Overview
- Manufacturer: ACE EV Group
- Production: 2022 (to commence)
- Assembly: Australia: Adelaide, South Australia

Body and chassis
- Class: City car
- Body style: 3-door hatchback
- Layout: All wheel drive

Powertrain
- Battery: 23 kWh
- Electric range: 150–200 km (93–124 mi)

= ACE Urban =

The ACE Urban is an electric city car produced by the ACE EV Group from 2022.

==Overview==
In addition to the Yewt and Cargo, the Australian startup ACE that aims to develop electric cars in 2019 also introduced a small passenger car called the Urban. Like the two aforementioned models, the car adopted oval proportions with two-tone body paint and an upturned window line. The vehicle can transport up to 4 people.

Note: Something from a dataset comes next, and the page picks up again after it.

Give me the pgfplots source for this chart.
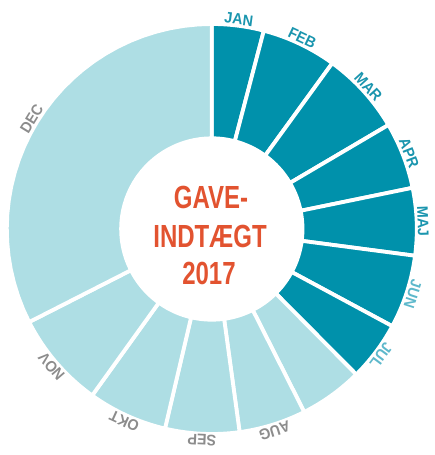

Pre-orders of the Urban opened in February 2021, and as of late 2020 it is expected to reach its first customers in Australia in mid-2022. The vehicle is to be manufactured in Adelaide, along with the company's other products.

== Specifications ==
Like other models in the ACE range, the Urban hatchback offers a range of 150-200 km on a single charge, depending on driving style. Also, the Urban has a maximum speed of 100 km/h and also takes up to 8 hours to charge. The Urban starts at $35,995 AUD with available options such as heated seats and soft carpeting. Notably, power-assisted steering is a non-standard option.